Avec un tel pitch, on comprend que le film sera surréaliste ! Dans ce monde dystopique où il n'y a pas de place pour les célibataires (ils sont traqués par la police), le seul but est de trouver un conjoint. Et tous les moyens sont bons. Le film pointe du doigt, jusqu'à l'absurde, les pratiques contemporaines de recherche d'un conjoint (sites de rencontres, application pour smartphones...), basées sur différents critères... quitte à tricher pour y arriver. Mais ça n'est pas facile de trouver l'âme soeur. D'ailleurs, on apprend que le chien avec lequel David est arrivé à l'hôtel est en réalité son frère, qui avait échoué lors d'un précédent séjour dans le fameux hôtel (et c'est sans compter, pour la même raison, les animaux les plus incongrus qu'on rencontre dans la forêt : flamant rose, poney ou chameau).

Dans la première partie du film, la description de ce monde absurde donne naissance à des scènes cocasses (les démonstrations ridicules du personnel pour démontrer les avantages de la vie en couple sur la vie en solitaire) et des dialogues surréalistes, où surgissent parfois des épisodes violents ou cruels  (les sévices corporels en guise de punition, la chasse aux solitaires dans les bois, leur capture permettant aux résidents de gagner des jours supplémentaires...). Le ton général du film est d'ailleurs assez sombre, avec un langage parfois cru et des situations qui créent un réel malaise. Le film n'est pas forcément tout public...

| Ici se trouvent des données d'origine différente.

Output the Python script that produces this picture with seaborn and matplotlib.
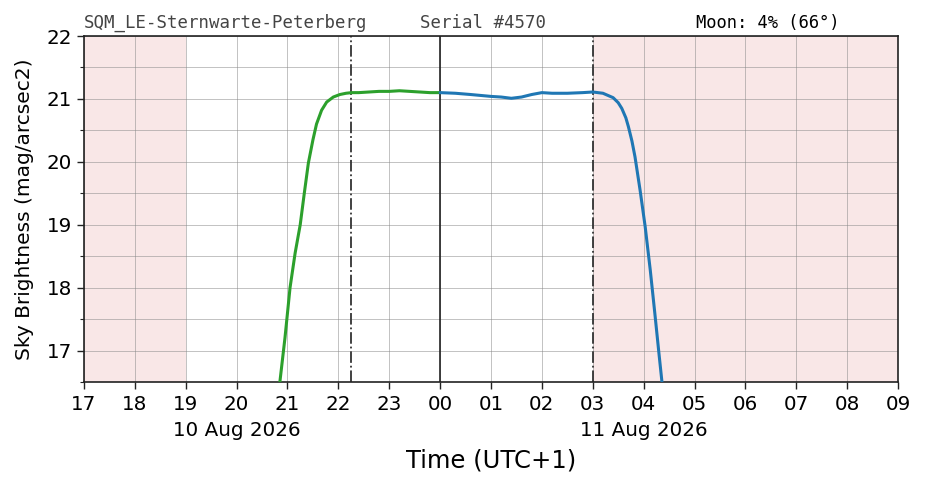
import numpy as np
import pandas as pd
import matplotlib
matplotlib.use('Agg')
import matplotlib.pyplot as plt
import seaborn as sns

# hours since midnight of 10 Aug 2026, sky brightness in mag/arcsec2
green_t = [20.85, 20.95, 21.05, 21.15, 21.25, 21.33, 21.41, 21.5, 21.57, 21.67,
           21.77, 21.9, 22.03, 22.15, 22.26, 22.4, 22.6, 22.8, 23.0, 23.2,
           23.4, 23.6, 23.8, 24.0]
green_v = [16.5, 17.2, 18.0, 18.55, 19.0, 19.5, 19.98, 20.35, 20.6, 20.82,
           20.95, 21.03, 21.07, 21.09, 21.1, 21.1, 21.11, 21.12, 21.12, 21.13,
           21.12, 21.11, 21.1, 21.1]
blue_t = [24.0, 24.3, 24.6, 25.0, 25.2, 25.4, 25.6, 25.8, 26.0, 26.2,
          26.5, 26.8, 27.0, 27.2, 27.4, 27.5, 27.57, 27.65, 27.7, 27.77,
          27.83, 27.93, 28.03, 28.13, 28.22, 28.3, 28.36]
blue_v = [21.1, 21.09, 21.07, 21.04, 21.03, 21.01, 21.03, 21.07, 21.1, 21.09,
          21.09, 21.1, 21.11, 21.09, 21.02, 20.94, 20.85, 20.7, 20.56, 20.33,
          20.08, 19.55, 18.97, 18.28, 17.59, 16.96, 16.5]

day_spans = [(17, 19), (27, 33)]
twilight_lines = [22.25, 27.0]
midnight = 24
hours = list(range(17, 34))
date_pos = [20, 28]
date_labels = ['10 Aug 2026', '11 Aug 2026']

sns.set_theme(style='ticks')
plt.rcParams['font.family'] = ['DejaVu Sans']

fig = plt.figure(figsize=(9.26, 4.88), dpi=100)
ax = fig.add_axes([0.0907, 0.2172, 0.8791, 0.709])

for a, b in day_spans:
    ax.axvspan(a, b, color='#e8a0a0', alpha=0.25, lw=0, zorder=0)

green = pd.DataFrame({'t': green_t, 'v': green_v})
blue = pd.DataFrame({'t': blue_t, 'v': blue_v})
sns.lineplot(data=green, x='t', y='v', color='#2ca02c', lw=2.2, ax=ax, zorder=3)
sns.lineplot(data=blue, x='t', y='v', color='#1f77b4', lw=2.2, ax=ax, zorder=3)

for x in twilight_lines:
    ax.axvline(x, color='#333333', ls='-.', lw=1.3, zorder=2)
ax.axvline(midnight, color='#222222', ls='-', lw=1.2, zorder=2)

ax.set_xlim(17, 33)
ax.set_ylim(16.5, 22)
ax.set_xticks(hours)
ax.set_xticklabels([f'{h % 24:02d}' for h in hours])
ax.set_yticks(range(17, 23))
ax.set_yticks(np.arange(16.5, 22.01, 0.5), minor=True)
ax.tick_params(labelsize=14.3, labelcolor='black')
ax.tick_params(axis='x', pad=4)
ax.tick_params(which='major', length=5, width=1, color='#222222')
ax.tick_params(which='minor', length=3, width=0.8, color='#222222')
ax.grid(True, which='both', color='#888888', lw=0.6, alpha=0.6)
for s in ax.spines.values():
    s.set_color('#222222')
    s.set_linewidth(1.2)

for p, lab in zip(date_pos, date_labels):
    ax.text(p, -0.139, lab, transform=ax.get_xaxis_transform(), ha='center',
            va='center', fontsize=14.3, color='black')

ax.set_xlabel('Time (UTC+1)', fontsize=17.5, color='black', labelpad=25)
ax.set_ylabel('Sky Brightness (mag/arcsec2)', fontsize=14.5, color='black', labelpad=9)

fig.text(84 / 926, 1 - 28 / 488, 'SQM_LE-Sternwarte-Peterberg', family='DejaVu Sans Mono',
         fontsize=12.5, color='#444444', va='baseline')
fig.text(420 / 926, 1 - 28 / 488, 'Serial #4570', family='DejaVu Sans Mono',
         fontsize=12.5, color='#444444', va='baseline')
fig.text(696 / 926, 1 - 28 / 488, 'Moon: 4% (66°)', family='DejaVu Sans Mono',
         fontsize=12.3, color='black', va='baseline')

fig.savefig('out.png', dpi=100)
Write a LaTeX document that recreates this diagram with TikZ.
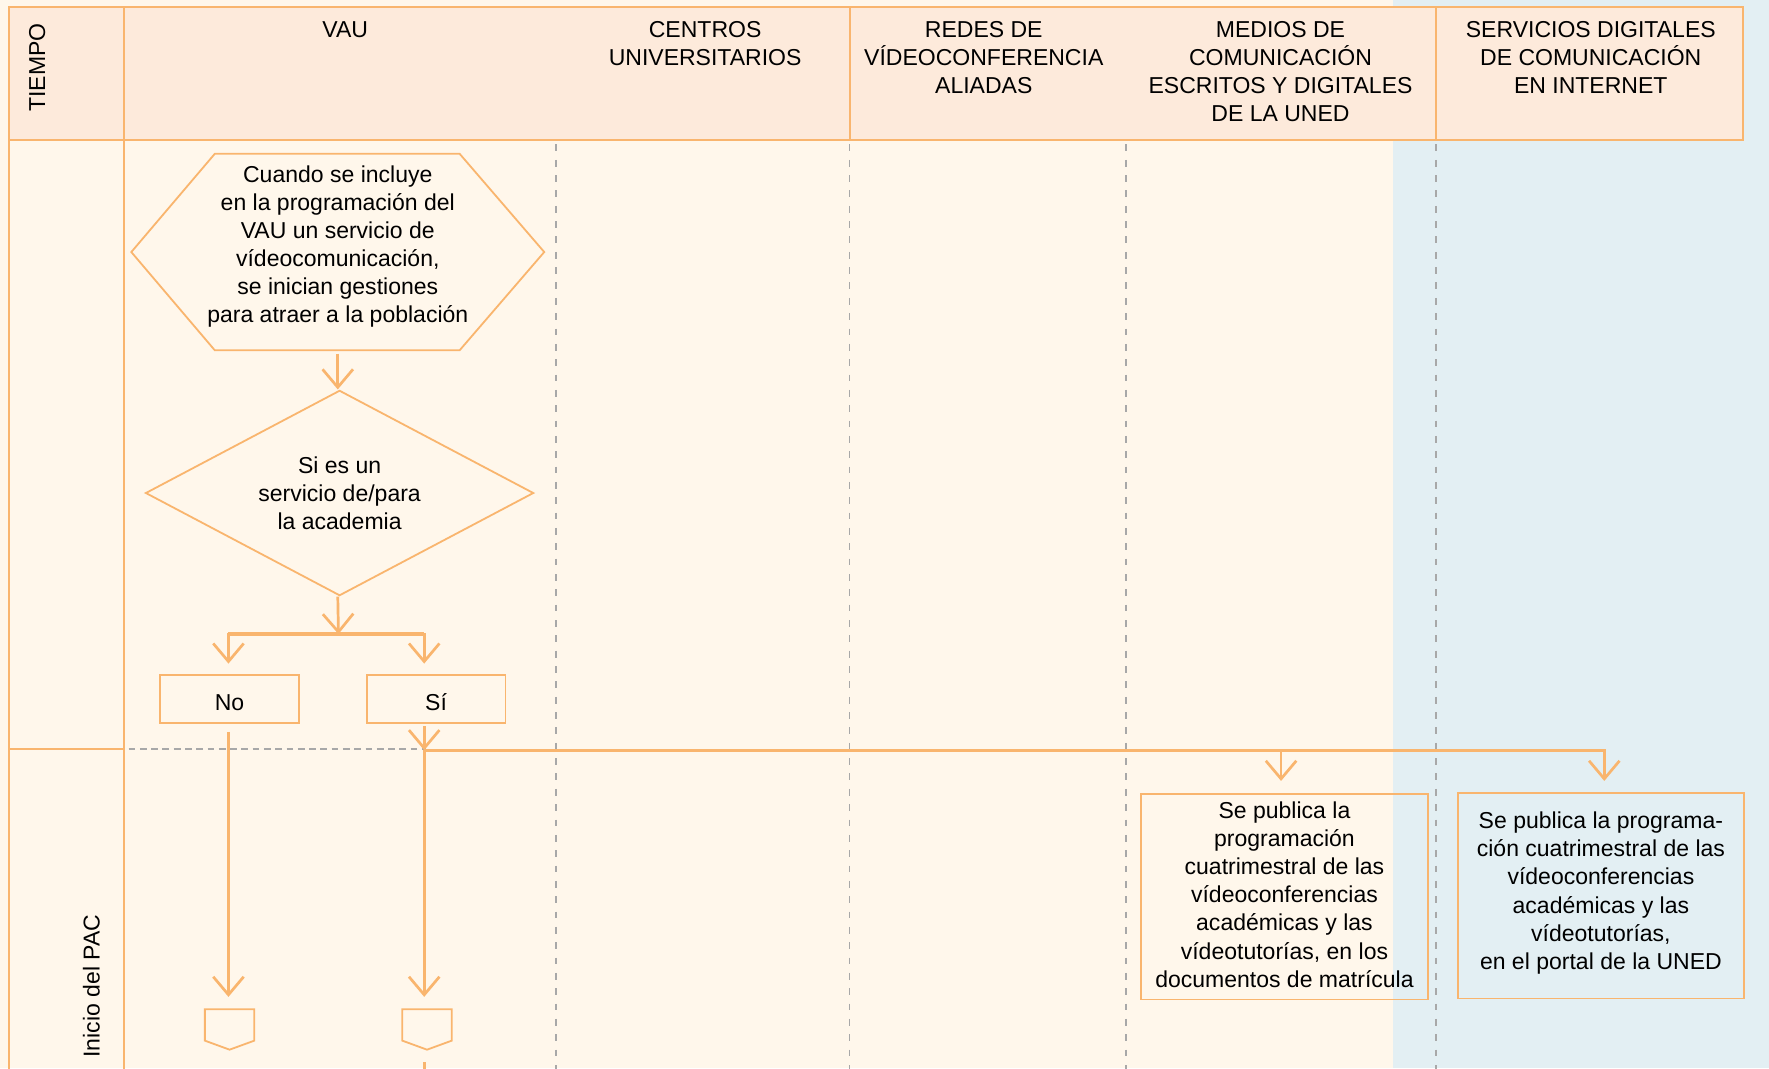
\documentclass[tikz,border=0pt]{standalone}
\usepackage{fontspec}
\setmainfont{Liberation Sans}
\usetikzlibrary{arrows.meta,shapes.geometric}
\definecolor{cream}{RGB}{255,247,235}
\definecolor{peach}{RGB}{253,234,219}
\definecolor{paleblue}{RGB}{227,239,243}
\definecolor{orng}{RGB}{249,181,110}
\definecolor{dgray}{RGB}{168,168,168}
\begin{document}
\begin{tikzpicture}[x=0.5pt,y=-0.5pt,
  every node/.style={font=\fontsize{10.2pt}{12.45pt}\selectfont, text=black},
  box/.style={draw=orng, line width=0.8pt},
  conn/.style={draw=orng, line width=1.2pt, -{Straight Barb[length=8pt,width=13.5pt]}},
  plain/.style={draw=orng, line width=1.5pt},
  sep/.style={draw=dgray, line width=0.8pt, dash pattern=on 3pt off 3.8pt},
  hsep/.style={draw=dgray, line width=0.8pt, dash pattern=on 3pt off 2pt},
  hdr/.style={draw=orng, line width=0.9pt}
]
\useasboundingbox (0,0) rectangle (1568,947);
\fill[cream] (0,0) rectangle (1568,947);
\fill[paleblue] (1235,0) rectangle (1568,947);
% header
\filldraw[hdr, fill=peach] (8,6) rectangle (1545,124);
\draw[hdr] (110,6) -- (110,124) (753,6) -- (753,124) (1273,6) -- (1273,124);
% left column lines
\draw[hdr] (8,124) -- (8,950) (110,124) -- (110,950);
\draw[hdr] (8,664) -- (110,664);
% dashed separators
\foreach \x in {493,753,998,1273} \draw[sep] (\x,128) -- (\x,950);
\draw[hsep] (114,664) -- (378,664);
% header texts
\node[rotate=90] (hT) at (33,60) {TIEMPO};
\node (hV) at (306,26) {VAU};
\node[align=center] (hC) at (625,38.5) {CENTROS\\UNIVERSITARIOS};
\node[align=center] (hR) at (872,51) {REDES DE\\VÍDEOCONFERENCIA\\ALIADAS};
\node[align=center] (hM) at (1135,63.5) {MEDIOS DE\\COMUNICACIÓN\\ESCRITOS Y DIGITALES\\DE LA UNED};
\node[align=center] (hS) at (1410,51) {SERVICIOS DIGITALES\\DE COMUNICACIÓN\\EN INTERNET};
\node[rotate=90] (hP) at (81,874) {Inicio del PAC};
% lanes
\coordinate (xNo) at (202.5,0);
\coordinate (xSi) at (376,0);
\coordinate (xM) at (1135.5,0);
\coordinate (xS) at (1422,0);
% hexagon
\node[minimum width=182.6pt, minimum height=86.7pt, inner sep=0] (hex) at (299.4,223.4) {};
\draw[box] (hex.west) -- ([xshift=37pt]hex.north west) -- ([xshift=-37.5pt]hex.north east) -- (hex.east)
  -- ([xshift=-37.5pt]hex.south east) -- ([xshift=37pt]hex.south west) -- cycle;
\node[align=center, inner sep=0] (hexT) at ([yshift=2.5pt]hex.center)
  {Cuando se incluye\\en la programación del\\VAU un servicio de\\vídeocomunicación,\\se inician gestiones\\para atraer a la población};
% diamond
\node[diamond, box, aspect=1.89, minimum width=172pt, minimum height=91pt, inner sep=0, align=center] (dia) at (301,437)
  {Si es un\\servicio de/para\\la academia};
% No / Si
\node[box, minimum width=61.5pt, minimum height=21.5pt, inner sep=0] (no) at (203.5,619.5) {};
\node[box, minimum width=61.5pt, minimum height=21.5pt, inner sep=0] (si) at (386.5,619.5) {};
\node[inner sep=0] (noT) at ([yshift=-1.5pt]no.center) {No};
\node[inner sep=0] (siT) at ([yshift=-1.5pt]si.center) {Sí};
% off-page connectors
\node[minimum width=21.5pt, minimum height=17.5pt, inner sep=0] (pNo) at (203.5,912.5) {};
\node[minimum width=21.5pt, minimum height=17.5pt, inner sep=0] (pSi) at (378.5,912.5) {};
\foreach \p in {pNo,pSi}
  \draw[box] (\p.north west) -- (\p.north east) -- ([yshift=4pt]\p.south east) -- (\p.south)
    -- ([yshift=4pt]\p.south west) -- cycle;
% publication boxes
\node[box, minimum width=127.5pt, minimum height=91pt, inner sep=0] (m1) at (1138.5,795) {};
\node[align=center, inner sep=0] (m1T) at ([yshift=1pt]m1.center)
  {Se publica la\\programación\\cuatrimestral de las\\vídeoconferencias\\académicas y las\\vídeotutorías, en los\\documentos de matrícula};
\node[box, minimum width=127pt, minimum height=91pt, inner sep=0] (s1) at (1419,794) {};
\node[align=center, inner sep=0] (s1T) at ([yshift=1.2pt]s1.center)
  {Se publica la programa-\\ción cuatrimestral de las\\vídeoconferencias\\académicas y las\\vídeotutorías,\\en el portal de la UNED};
% connectors
\coordinate (j1) at (300,562);
\coordinate (j2) at (376,665);
\draw[conn, shorten <=1.5pt] (hex.south) -- (hex.south |- dia.north);
\draw[conn] (hex.south |- dia.south) -- (j1);
\draw[plain] (xNo |- j1) -- (xSi |- j1);
\draw[conn, shorten >=4.5pt] (j1) -| (xNo |- no.north);
\draw[conn, shorten >=4.5pt] (j1) -| (xSi |- si.north);
\draw[conn, shorten <=3.5pt, shorten >=5.5pt] (xNo |- no.south) -- (xNo |- pNo.north);
\draw[conn, shorten <=1pt] (xSi |- si.south) -- (j2);
\draw[conn, shorten >=5.5pt] (j2) -- (xSi |- pSi.north);
\draw[plain] (j2) -- (xS |- j2);
\draw[conn, shorten >=5.5pt] (j2) -| (xM |- m1.north);
\draw[conn, shorten >=5pt] (j2) -| (xS |- s1.north);
\draw[plain] (xSi |- pSi.south) ++(0,11) -- (xSi |- 0,955);
\end{tikzpicture}
\end{document}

Dans la deuxième partie du film, David s'échappe de l'hôtel et se retrouve au milieu d'un groupe de solitaires rebelles, réfugiés dans la forêt; qui vivent dans un groupe où toute relation amoureuse est interdite, sous peine là aussi de sévices corporels humiliants. C'est pourtant là que David rencontrera l'amour... ce qui sera aussi la cause de nouvelles souffrances.

The Lobster est un OVNI cinématographique ! J'imagine volontiers que plusieurs le détesteront. Moi, j'ai aimé ! C'est un film surréaliste, au ton très cynique, souvent drôle et absurde. Mais c'est aussi, sous bien de aspects, un film sombre et terrifiant. Un film vraiment étonnant qui a mérité son prix du jury au dernier festival de Cannes. Colin Farrell est parfait dans le rôle d'un homme perdu à la recherche de l'amour, et Rachel Weisz très touchante. A noter : le très bon choix de musiques utilisées dans le film (notamment celles, grinçantes, extraites d'oeuvres de Chostakovitch et de Schnittke)

Sous ses aspects de fable surréaliste, le film peut s'avérer très intéressant pour débattre du couple et de ses relations, de la recherche de l'âme soeur. Il interroge aussi sur les modèles que la société peut imposer dans ces domaines, sur la volonté de faire entrer tout le monde dans des cases.